In an unusual rebuke for Jamie Dimon, CEO of JPMorgan Chase & Co, shareholders clearly disapproved of the special $52.6 million stock option award directors gave him last year to stay on the job for at least five more years. In an advisory say-on-pay referendum, only 31% of votes cast endorsed JPMorgan executive payments for 2021. This is according to a preliminary count announced at the company’s annual meeting.
Because of the special award this year two major advisory firms, from which investors take their cue when voting, had recommended “no” votes on pay. Institutional Shareholder Services Inc and Glass Lewis & Co criticized Dimon’s options as lacking performance criteria for vesting. In eight of the last 12 years JPMorgan had won approval from more than 90% of votes cast in its annual compensation ballots. Dimon, will keep the award, but such votes are closely followed as a test of investors’ attitudes toward executive pay and what payouts they will tolerate. Average support for pay packages at S&P 500 companies was 88.3% in 2021, down from 89.6% in 2020. This is according to consulting firm Semler Brossy.
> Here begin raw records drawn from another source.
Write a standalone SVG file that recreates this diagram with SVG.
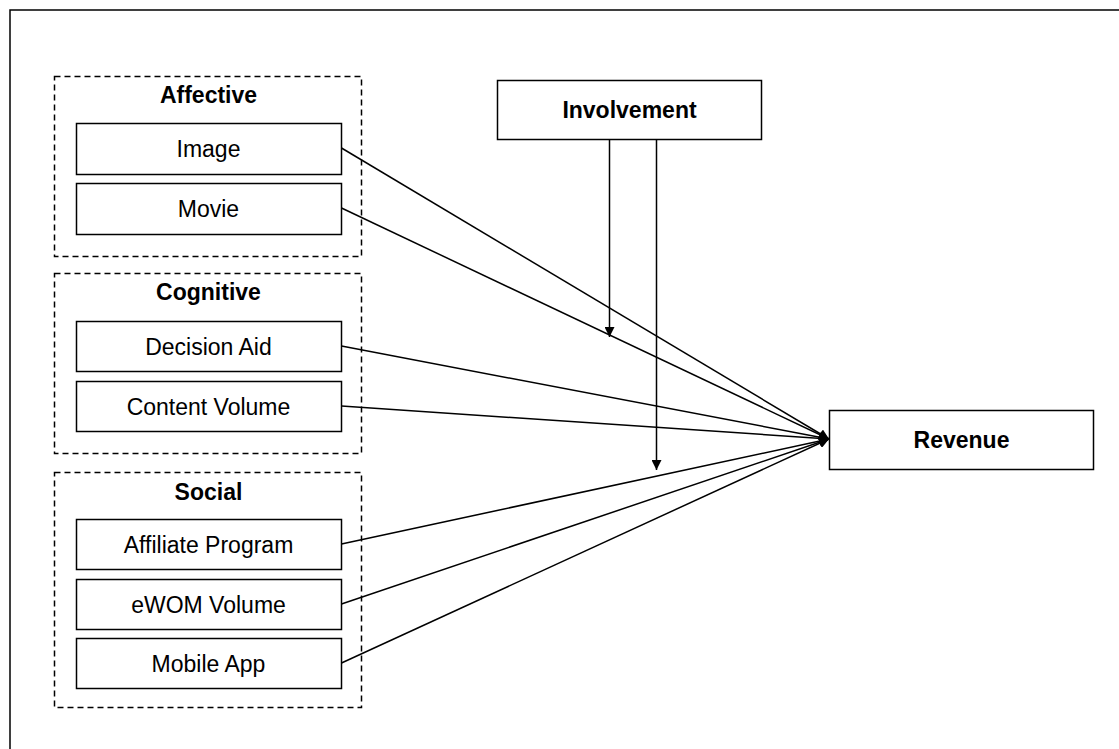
<svg xmlns="http://www.w3.org/2000/svg" width="1119" height="749" viewBox="0 0 1119 749">
<style>
.box{fill:#fff;stroke:#000;stroke-width:1.5}
.grp{fill:none;stroke:#000;stroke-width:1.5;stroke-dasharray:6 4}
.t{font-family:"Liberation Sans",Arial,sans-serif;font-size:23px;text-anchor:middle;fill:#000}
.b{font-weight:bold}
.c{fill:none;stroke:#000;stroke-width:1.5}
</style>
<defs>
<marker id="ah" viewBox="0 0 10 10" refX="10" refY="5" markerWidth="10" markerHeight="10" markerUnits="userSpaceOnUse" orient="auto">
<path d="M0,0 L10,5 L0,10 Z" fill="#000"/>
</marker>
</defs>
<rect x="0" y="0" width="1119" height="749" fill="#fff"/>
<rect x="10" y="10" width="1200" height="800" fill="none" stroke="#000" stroke-width="1.5"/>

<g id="affective">
<rect class="grp" x="54.5" y="76.5" width="307" height="180"/>
<text class="t b" x="208.5" y="103">Affective</text>
</g>
<g id="image"><rect class="box" x="76.5" y="123.5" width="265" height="51"/><text class="t" x="208.5" y="157">Image</text></g>
<g id="movie"><rect class="box" x="76.5" y="183.5" width="265" height="51"/><text class="t" x="208.5" y="217">Movie</text></g>

<g id="cognitive">
<rect class="grp" x="54.5" y="273.5" width="307" height="180"/>
<text class="t b" x="208.5" y="300">Cognitive</text>
</g>
<g id="decision-aid"><rect class="box" x="76.5" y="321.5" width="265" height="50"/><text class="t" x="208.5" y="354.5">Decision Aid</text></g>
<g id="content-volume"><rect class="box" x="76.5" y="381.5" width="265" height="50"/><text class="t" x="208.5" y="414.5">Content Volume</text></g>

<g id="social">
<rect class="grp" x="54.5" y="472.5" width="307" height="235"/>
<text class="t b" x="208.5" y="500">Social</text>
</g>
<g id="affiliate-program"><rect class="box" x="76.5" y="519.5" width="265" height="50"/><text class="t" x="208.5" y="552.5">Affiliate Program</text></g>
<g id="ewom-volume"><rect class="box" x="76.5" y="579.5" width="265" height="50"/><text class="t" x="208.5" y="612.5">eWOM Volume</text></g>
<g id="mobile-app"><rect class="box" x="76.5" y="638.5" width="265" height="50"/><text class="t" x="208.5" y="671.5">Mobile App</text></g>

<g id="involvement"><rect class="box" x="497.5" y="80.5" width="264" height="59"/><text class="t b" x="629.5" y="118">Involvement</text></g>
<g id="revenue"><rect class="box" x="829.5" y="410.5" width="264" height="59"/><text class="t b" x="961.5" y="448">Revenue</text></g>

<g id="connectors">
<line class="c" x1="341.5" y1="148" x2="829" y2="439" marker-end="url(#ah)"/>
<line class="c" x1="341.5" y1="208" x2="829" y2="439" marker-end="url(#ah)"/>
<line class="c" x1="341.5" y1="346" x2="829" y2="439" marker-end="url(#ah)"/>
<line class="c" x1="341.5" y1="406" x2="829" y2="439" marker-end="url(#ah)"/>
<line class="c" x1="341.5" y1="544" x2="829" y2="439" marker-end="url(#ah)"/>
<line class="c" x1="341.5" y1="604" x2="829" y2="439" marker-end="url(#ah)"/>
<line class="c" x1="341.5" y1="663" x2="829" y2="439" marker-end="url(#ah)"/>
<line class="c" x1="609.5" y1="140" x2="609.5" y2="337" marker-end="url(#ah)"/>
<line class="c" x1="656.5" y1="140" x2="656.5" y2="470" marker-end="url(#ah)"/>
</g>
</svg>
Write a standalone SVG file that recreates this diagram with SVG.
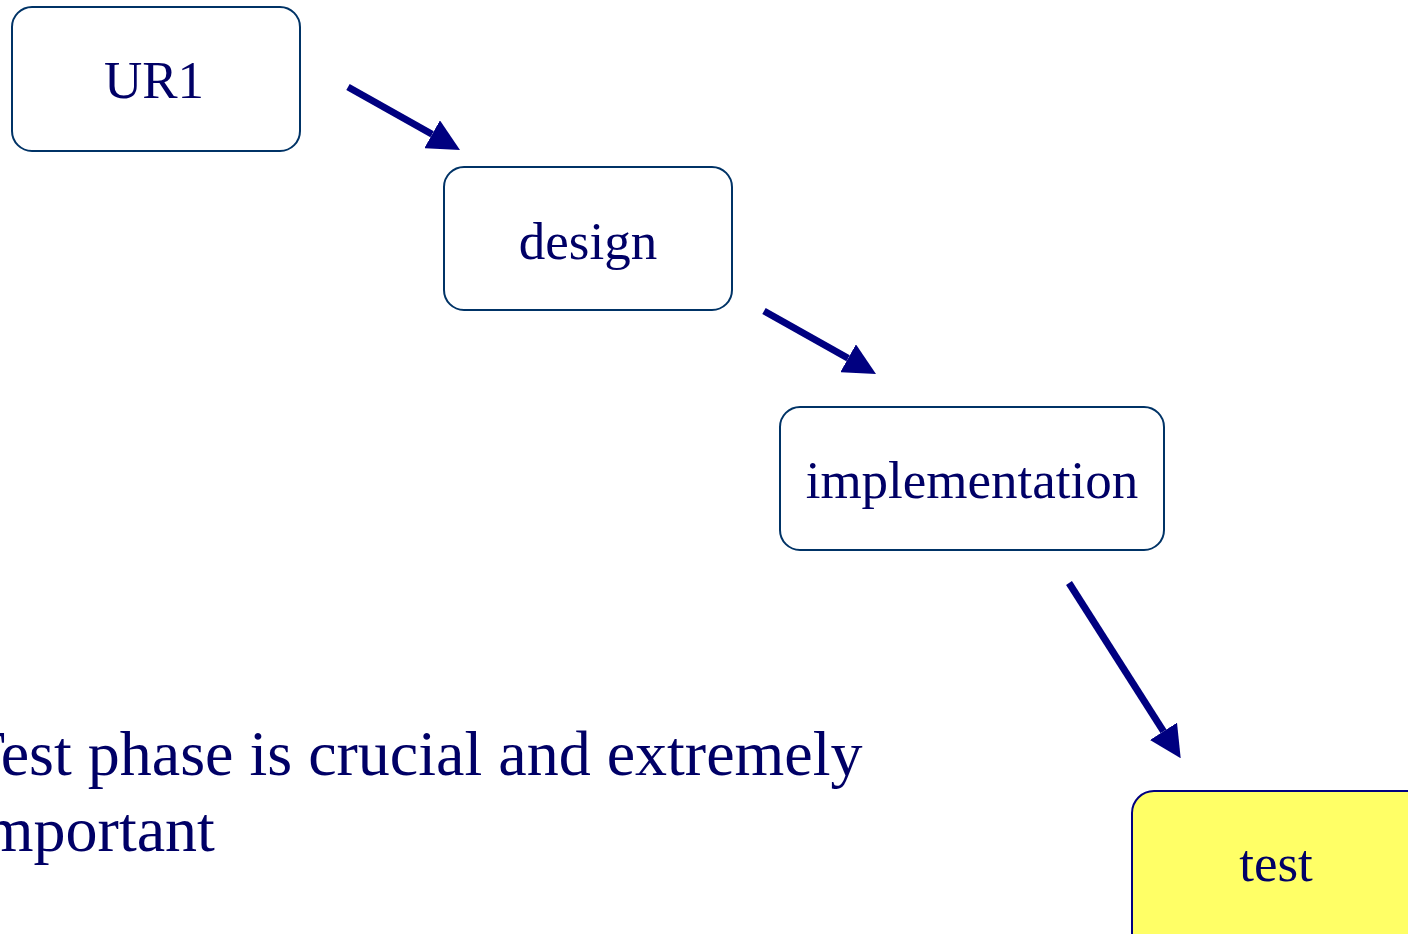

Directors said before the vote that the special award would not be recurring and “reflects the board’s desire for him to continue to lead the firm for a further significant number of years.” The board said before the vote it made the award in consideration of Dimon’s performance, his leadership since 2005 and “management succession planning amidst a highly competitive landscape for executive leadership talent.” The award was separate from Dimon’s usual annual pay package, which was up 10% to $34.5 million for 2021.
The board prevailed in its recommendations on all other issues. All directors, including Dimon, were re-elected with more than 92% of the votes cast. Two shareholder proposals on fossil fuel financing received only 11% and 15% of votes cast, consistent with weak support recently for initiatives at Bank of America, Citigroup and Wells Fargo, as well as at big oil companies.